At first glance, you might mistake Truett Heintzelman and Philip Lupton for brothers. After all, the two men who comprise the folk duo Briscoe share more than a passing resemblance, both with shaggy red hair poking out from underneath flat brim caps and scruffy beards. People have been making the same assumption ever since the pair first met and started hanging out at a Central Texas summer camp as high schoolers. But things aren’t always what they seem.

Sparse banjo plucks ring out in the opening seconds of Briscoe’s debut album, West of It All, which came out this past fall. The next several songs lean into pristine modern folk, built on strummed guitars, beautifully crooned harmonies, and lyrics about coyotes and long roads. But by the last song on the album, the sonic palette has erupted into a sweaty and soul-fueled frenzy of Southern rock. In short, you might think you have this band sized up after a few numbers, but stay tuned. This is something else entirely.

To be fair, Briscoe has a knack for being unexpected. For most of the 2000s, folk artists haven’t been able to resist the allure of cosplaying as characters from a bygone era, donning suspenders, polyester pants, and wide-brim hats. But Briscoe eschews any of that affected presentation of folk. They come across as a couple of relaxed dudes who seem just as likely to hit you with a “hang loose” gesture as they are to pick up a banjo. And these songs work around a campfire on a sunset beach almost as much as they work around a bonfire on a dusky ranch.

Photo by Philip Lupton.

Undoubtedly, one of the duo’s strengths is how incredibly polished they are as musicians in their early 20s who just released their first LP. But Lupton, who is from San Angelo, was honing his songwriting craft all the way back in high school, and the two friends have been talking musical affinities for around a decade—a long friendship that has given them a dynamic chemistry.

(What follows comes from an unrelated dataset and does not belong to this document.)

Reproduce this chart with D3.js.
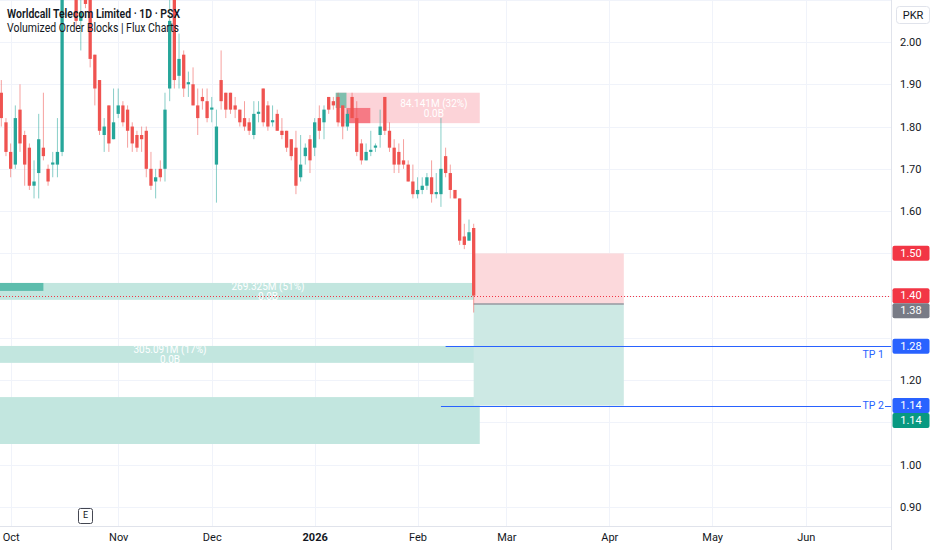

The collaboration really heated up while the pair attended college together at the University of Texas beginning in 2019. “We know each other like brothers, so we can pick up ideas that we’re bouncing off each other,” Lupton says. “That really helps with our harmonies and understanding each other’s phrasing.”

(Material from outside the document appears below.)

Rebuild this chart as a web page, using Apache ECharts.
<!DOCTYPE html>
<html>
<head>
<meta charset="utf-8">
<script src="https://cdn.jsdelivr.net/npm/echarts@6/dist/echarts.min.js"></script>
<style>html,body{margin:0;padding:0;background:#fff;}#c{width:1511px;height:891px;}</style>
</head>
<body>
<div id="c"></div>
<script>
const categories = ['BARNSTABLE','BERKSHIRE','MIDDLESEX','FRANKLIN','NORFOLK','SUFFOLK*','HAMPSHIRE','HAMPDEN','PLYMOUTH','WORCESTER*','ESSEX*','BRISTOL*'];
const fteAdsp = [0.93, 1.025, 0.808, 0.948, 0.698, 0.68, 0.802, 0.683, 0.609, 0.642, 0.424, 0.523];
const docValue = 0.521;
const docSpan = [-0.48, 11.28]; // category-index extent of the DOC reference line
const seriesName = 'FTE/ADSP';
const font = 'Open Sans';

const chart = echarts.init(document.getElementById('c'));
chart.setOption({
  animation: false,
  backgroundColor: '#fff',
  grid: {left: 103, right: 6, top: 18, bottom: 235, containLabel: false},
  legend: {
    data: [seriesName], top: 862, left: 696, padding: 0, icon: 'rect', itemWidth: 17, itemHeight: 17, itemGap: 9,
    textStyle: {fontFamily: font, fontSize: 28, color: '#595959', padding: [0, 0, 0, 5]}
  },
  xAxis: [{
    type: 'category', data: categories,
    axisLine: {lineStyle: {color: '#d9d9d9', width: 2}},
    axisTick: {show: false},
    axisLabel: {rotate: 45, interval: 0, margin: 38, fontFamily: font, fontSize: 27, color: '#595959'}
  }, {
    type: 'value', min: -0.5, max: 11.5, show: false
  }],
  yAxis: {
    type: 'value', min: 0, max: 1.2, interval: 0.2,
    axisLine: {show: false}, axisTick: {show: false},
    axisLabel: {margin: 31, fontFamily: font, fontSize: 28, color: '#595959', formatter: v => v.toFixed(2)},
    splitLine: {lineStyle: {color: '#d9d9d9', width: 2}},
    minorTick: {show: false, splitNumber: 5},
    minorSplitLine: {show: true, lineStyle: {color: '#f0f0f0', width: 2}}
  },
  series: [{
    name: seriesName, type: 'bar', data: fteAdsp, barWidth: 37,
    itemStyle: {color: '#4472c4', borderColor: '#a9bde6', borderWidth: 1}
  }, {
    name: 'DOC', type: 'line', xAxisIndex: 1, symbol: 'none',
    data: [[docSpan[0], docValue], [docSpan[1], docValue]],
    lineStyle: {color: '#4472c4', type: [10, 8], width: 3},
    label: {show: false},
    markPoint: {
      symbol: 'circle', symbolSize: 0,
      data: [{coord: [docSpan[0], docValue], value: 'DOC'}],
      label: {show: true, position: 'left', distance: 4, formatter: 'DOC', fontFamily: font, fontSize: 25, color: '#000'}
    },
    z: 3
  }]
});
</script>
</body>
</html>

Fans of groups like the Avett Brothers will find much to like in the pair’s well-crafted, breezy tunes. But Briscoe has a secret weapon in its disparate influences, including elements of blues and soul. The first hints of that come mid-album in “When the Desert,” with its whining guitar, percussive groove, and wailing harmonica. Those tendencies reach fruition in Lupton’s saxophone freak outs on the album’s closer, “Hill Country Baby.”

Heintzelman, a San Antonio native, calls that “genuine instrumentation.” He elaborates by saying that the duo decided to organically embrace any of the weapons at their disposal: “Philip can seamlessly pick a guitar and then trade that for banjo and then trade that for a saxophone,” he says. “It’s just such a cool advantage and gives us some room to find our own little niche with our sound.” If you somehow make it through the whole record without picking up on the band’s soulful side, they made it clear for you by releasing a recent cover of the Bill Withers classic, “Ain’t No Sunshine.”

Beyond the band’s undeniable raw talent, they’ve got some noteworthy backers in their corner. West of It All came out on ATO records, a label started by Dave Matthews and home to Alabama Shakes, Jim James, and Old 97s. Plus, their management team, Ten Atoms, also handles Black Pumas, another Austin outfit whose star is soaring. Last year’s tour dates included an appearance at Bonnaroo, and you can expect to see Briscoe pop up as festival lineups get announced this year. In short, you’re going to be hearing the name a lot in 2024.

In support of West of It All, the band will hit the road for a string of U.S. dates that kicks off with two shows in far West Texas, first in Lubbock and then El Paso, before the tour traverses the American West. Lupton and Heintzelman are excited to get out that way, since it was those windswept open spaces that initially inspired their debut. “This record was largely influenced by the Hill Country and West Texas,” Lupton says. “Life just moves slower out there.”